Bilim üzerine çalışmalar üzerinden felsefeyi incelediğimizde iki anahtar kavramla karşılaşırız. Bunlardan biri, dikkatli bir gözlem yoluyla bilginin toplanabileceğine dair bir görüş olan ampirizm´dir. Diğeri ise, bilginin dikkatli bir muhakeme ve mantık ile elde edilebileceğini ifade eden rasyonalizm´dir.

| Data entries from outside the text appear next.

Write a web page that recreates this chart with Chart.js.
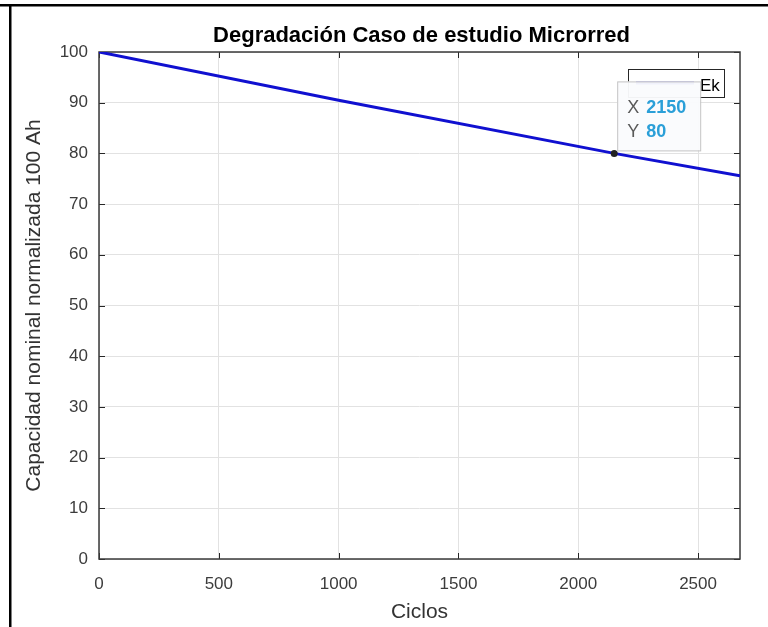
<!DOCTYPE html>
<html><head><meta charset="utf-8">
<script src="https://cdn.jsdelivr.net/npm/chart.js@4.4.0/dist/chart.umd.min.js"></script>
<style>html,body{margin:0;padding:0;background:#fff;}#wrap{position:relative;width:768px;height:627px;overflow:hidden;}canvas{display:block;}</style>
</head><body><div id="wrap"><canvas id="c" width="768" height="627"></canvas></div>
<script>
const titleText = 'Degradación Caso de estudio Microrred';
const xLabel = 'Ciclos';
const yLabel = 'Capacidad nominal normalizada 100 Ah';
const seriesName = 'Ek';
const cycles = [0, 1000, 2150, 2675];
const capacity = [100, 90.5, 80, 75.6];
const tipX = 2150;
const tipY = 80;
const xTicks = [0, 500, 1000, 1500, 2000, 2500];
const yTicks = [0, 10, 20, 30, 40, 50, 60, 70, 80, 90, 100];
const xMin = 0, xMax = 2675, yMin = 0, yMax = 100;

const FONT = "'Liberation Sans', Arial, Helvetica, sans-serif";
const AXC = '#262626';

function ln(ctx, x1, y1, x2, y2) { ctx.beginPath(); ctx.moveTo(x1, y1); ctx.lineTo(x2, y2); ctx.stroke(); }

const deco = {
  id: 'deco',
  beforeDatasetsDraw(chart) {
    const { ctx, chartArea: a, scales: { x, y } } = chart;
    ctx.save();
    ctx.strokeStyle = AXC; ctx.lineWidth = 1;
    xTicks.forEach(v => {
      const px = Math.round(x.getPixelForValue(v)) + 0.5;
      ln(ctx, px, a.bottom, px, a.bottom - 6);
      ln(ctx, px, a.top, px, a.top + 6);
    });
    yTicks.forEach(v => {
      const py = Math.round(y.getPixelForValue(v)) + 0.5;
      ln(ctx, a.left, py, a.left + 6, py);
      ln(ctx, a.right, py, a.right - 6, py);
    });
    ctx.lineWidth = 1.5;
    ctx.strokeStyle = '#3a3a3a';
    ctx.strokeRect(a.left, a.top, a.right - a.left, a.bottom - a.top);
    ctx.restore();
  },
  afterDraw(chart) {
    const { ctx, chartArea: a, scales: { x, y } } = chart;
    ctx.save();
    // title
    ctx.fillStyle = '#000';
    ctx.font = 'bold 22px ' + FONT;
    ctx.textAlign = 'center'; ctx.textBaseline = 'alphabetic';
    ctx.fillText(titleText, (a.left + a.right) / 2 + 2, 42);
    // legend box
    const lx = 628, ly = 69, lw = 96, lh = 28;
    ctx.fillStyle = '#fff'; ctx.fillRect(lx, ly, lw, lh);
    ctx.strokeStyle = AXC; ctx.lineWidth = 1;
    ctx.strokeRect(lx + 0.5, ly + 0.5, lw, lh);
    ctx.strokeStyle = '#1010d0'; ctx.lineWidth = 3;
    ln(ctx, lx + 8, ly + lh / 2, lx + 66, ly + lh / 2);
    ctx.fillStyle = '#000'; ctx.font = '17px ' + FONT; ctx.textAlign = 'left';
    ctx.fillText(seriesName, lx + 72, ly + 22);
    // datatip point
    const px = x.getPixelForValue(tipX), py = y.getPixelForValue(tipY);
    // datatip box
    const bx = px + 3, by = py - 72, bw = 83, bh = 69;
    ctx.fillStyle = 'rgba(250,251,253,0.96)';
    ctx.fillRect(bx, by, bw, bh);
    ctx.strokeStyle = '#c4c4c4'; ctx.lineWidth = 1;
    ctx.strokeRect(bx + 0.5, by + 0.5, bw, bh);
    ctx.font = '18px ' + FONT; ctx.fillStyle = '#5a5a5a';
    ctx.fillText('X', bx + 10, by + 32);
    ctx.fillText('Y', bx + 10, by + 56);
    ctx.font = 'bold 18px ' + FONT; ctx.fillStyle = '#2a9fd8';
    ctx.fillText(String(tipX), bx + 29, by + 32);
    ctx.fillText(String(tipY), bx + 29, by + 56);
    ctx.fillStyle = '#222';
    ctx.beginPath(); ctx.arc(px, py, 3.5, 0, Math.PI * 2); ctx.fill();
    // outer frame (top & left)
    ctx.fillStyle = '#000';
    ctx.fillRect(0, 4, 768, 2.5);
    ctx.fillRect(9, 4, 2.5, 623);
    ctx.restore();
  }
};

new Chart(document.getElementById('c'), {
  type: 'line',
  data: {
    datasets: [{
      label: seriesName,
      data: cycles.map((c, i) => ({ x: c, y: capacity[i] })),
      borderColor: '#1010d0',
      borderWidth: 3,
      pointRadius: 0,
      tension: 0,
      fill: false
    }]
  },
  options: {
    responsive: false,
    animation: false,
    layout: { padding: { left: 0, right: 28, top: 52, bottom: 0 } },
    plugins: { legend: { display: false }, title: { display: false }, tooltip: { enabled: false } },
    scales: {
      x: {
        type: 'linear', min: xMin, max: xMax,
        afterBuildTicks(s) { s.ticks = xTicks.map(v => ({ value: v })); },
        afterFit(s) { s.height = 68; },
        grid: { color: '#e2e2e2', lineWidth: 1, drawTicks: false },
        border: { display: false },
        ticks: { padding: 15, color: '#3c3c3c', font: { family: FONT, size: 17 }, maxRotation: 0, autoSkip: false, callback: v => String(v) },
        title: { display: true, text: xLabel, color: '#333', font: { family: FONT, size: 21 }, padding: { top: 0, bottom: 2 } }
      },
      y: {
        type: 'linear', min: yMin, max: yMax,
        afterBuildTicks(s) { s.ticks = yTicks.map(v => ({ value: v })); },
        afterFit(s) { s.width = 99; },
        grid: { color: '#e2e2e2', lineWidth: 1, drawTicks: false },
        border: { display: false },
        ticks: { padding: 11, color: '#3c3c3c', font: { family: FONT, size: 17 }, autoSkip: false, callback: v => String(v) },
        title: { display: true, text: yLabel, color: '#333', font: { family: FONT, size: 21 }, padding: { top: 22, bottom: 0 } }
      }
    }
  },
  plugins: [deco]
});
</script></body></html>
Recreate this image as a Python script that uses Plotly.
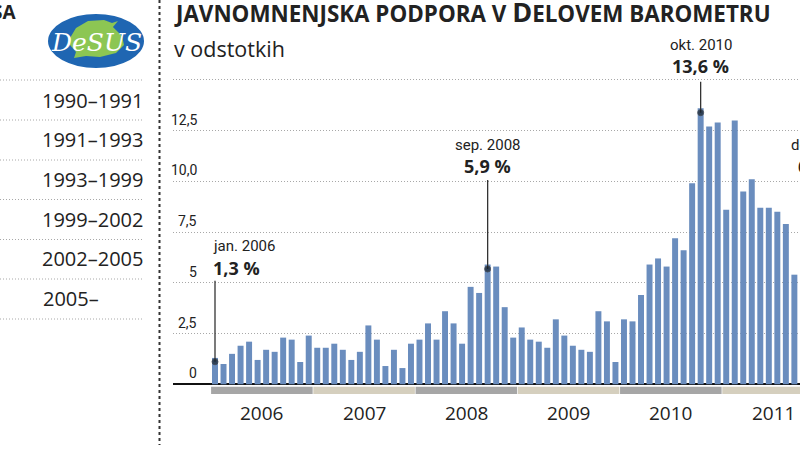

Bu iki fikir birleştirildiğinde, modern bilimin kurallarını temelleri de atılmış oldu ve kurallar, yaşadığımız dünya çevresinde uygulamaya konulduğunda, bilimin çeşitli alanlarında hem büyük ilerleme hem de hatırı sayılır hızlanma görüldü. Bu ilerlemelerden bazıları doğrudan psikolojinin doğuşu ile ilgiliydi.
Örneğin, Johannes Muller, vücuttaki sinirlerin nasıl uyarıldığını tanımlarken Herman Von Helmholtz, gözlerdeki ve kulaklardaki reseptörlerin dış dünyadan gelen duyuları nasıl yorumlandığna dair bulgular peşindeydi. Gustav Fecher ise, gizli zihni olayların (algı)nasıl ölçülebildiği üzerine çalışmalaryaptı.
Bu çeşitli araştırma çabaları ise, şu soruyu akla getirdi. Neden bilim metotlarını insan davranışı üzerinde çalışmak için kullanmayalım? Bu fikrin ateşli savunucularından biri, psikoloji tarihinin ünlü figürü Wilhelm Wundt olmuştur.